Pubcasting has “fallen short”
Second of the group’s 15 recommendations is: “Increase support for public service media aimed at community information needs.” It goes on to discuss “a modest increase” in taxpayer support “for the transformation and localization of America’s public media.”
“Public broadcasting in the United States has added a context and fullness to news and information during the past 40 years,” the panel says. “But it has fallen short of its promise. Breakthroughs in children’s programming have not been mirrored in the information field. Simply put, our public media do not fully reflect the public nor engage with it sufficiently on the community level.”
Yet the report takes care to endorse public-sector involvement in media, laying out an economic analysis: General-audience advertising, the major free-enterprise business model of journalism, has been undermined by Internet advertising and media fragmentation.
And subscriptions can’t pay the bills, either. “Just because communities need journalism,” the report explains, “does not mean that consumers in the marketplace will generate enough revenue to support that journalism.”
Providing information tends to help the broad public, the report explains, but this doesn’t bring enough profit to justify the cost for any single company. Also, the information benefits many “free rider” individuals who don’t subscribe, leading society to undervalue it. “Because so much information is a public good, communities and the country also need to make some public investments in the creation and distribution of information,” the report says.

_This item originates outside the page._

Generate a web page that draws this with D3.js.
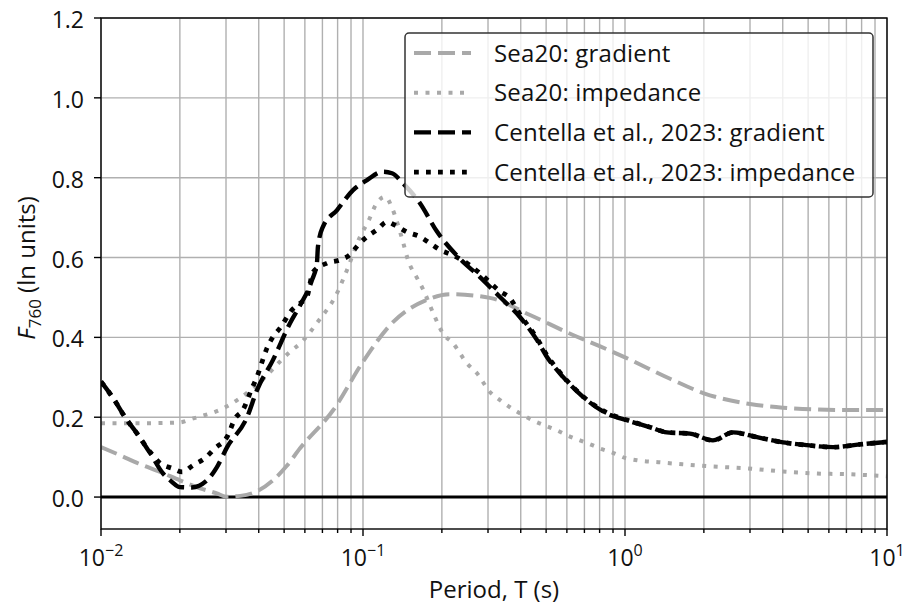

The newspapers have collided with disruptive new technologies, said John Carroll, a commission member and former editor of the Los Angeles Times and the Baltimore Sun: New-tech burns down the house but is supposed to return later with gifts. “We’re at a time in which we we’re told ... that eventually the gifts will arrive,” Carroll said during the Newseum event. “Our chances of having a happy outcome will be greatly enhanced if people in cities and towns across the America are keenly aware of what they’re getting and what they’re not getting.”